Thursday, October 04, 2012

Further Reflection on State Question 766

Not taxable after State Question 766 passes
A response to an anonymous comment:
State Question 766 would apply to human beings. Florida's intangible tax put an annual assessment on the value of pensions and retirement benefits, until voters there repealed the state's intangible tax. A tax on intangible property is much bigger than just corporations. 

State Question 766 applies to human beings if you believe that corporations are people, my friend.

Florida had an intangible tax, repealed in 2006, that was a tax on stocks, bonds, etc. (pensions and other retirement benefits were exempted, though mutual funds weren't). Oklahoma has long had an exemption from intangible taxation from these types of personal assets, so there would be no change to the tax burden payed by people with mutual funds, for example. The Oklahoma intangible tax as currently structured only affects assets owned by businesses, and up until the 2009 decision by the Oklahoma Supreme Court, it only affected businesses whose value was assessed centrally by a state board, rather than locally by county assessors.

A centrally-assessed company (a public utility usually) pays taxes based on the value of the company as a whole. Southwestern Bell assessed the value of all their property, buildings, equipment, etc. (tangible property), and saw that the value of their company was greater than the value of their tangible property. They argued that they should be able to deduct the difference and only pay taxes on the tangible property. A judge disagreed, saying only things on the list of exempt intangible things can be exempt.

Locally-assessed companies saw this decision and realized that the exemption from ad-valorem taxation they had been enjoying for years was not actually codified in law, and there was nothing to stop property assessors from assessing and taxing the full value of their company rather than just the tangible property owned by the company. So they lobbied their legislators, got a temporary stop to having to pay any potential intangible taxes, and now three years later, this state question made it to the ballot where it will be overwhelmingly approved.

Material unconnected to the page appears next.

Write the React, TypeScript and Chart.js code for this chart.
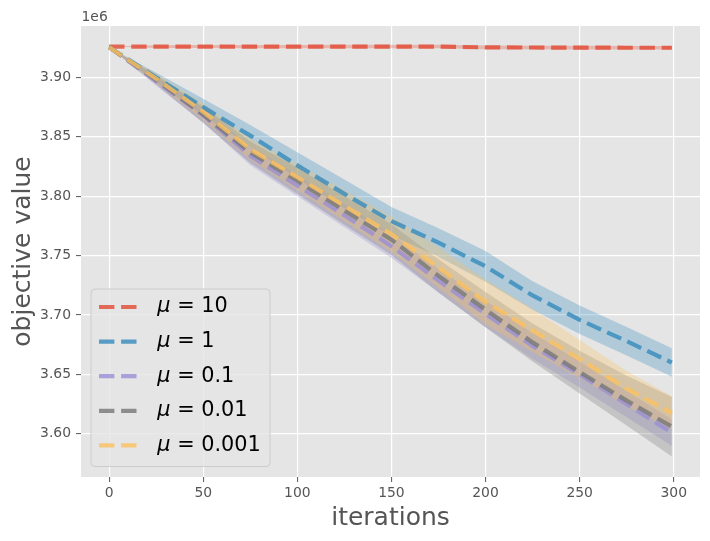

I'm not even saying that it's necessarily a bad idea to do away with intangible property taxation for businesses, and I certainly think that the difference in taxes paid due to the differing jurisdictions of the assessors is unfair. I just think it's misleading to bring this measure up to the public without explaining whom this tax affects. And comparing it to Florida's intangibles tax, which was a tax on the value of mutual funds and other assets held by actual individuals, is even more misleading.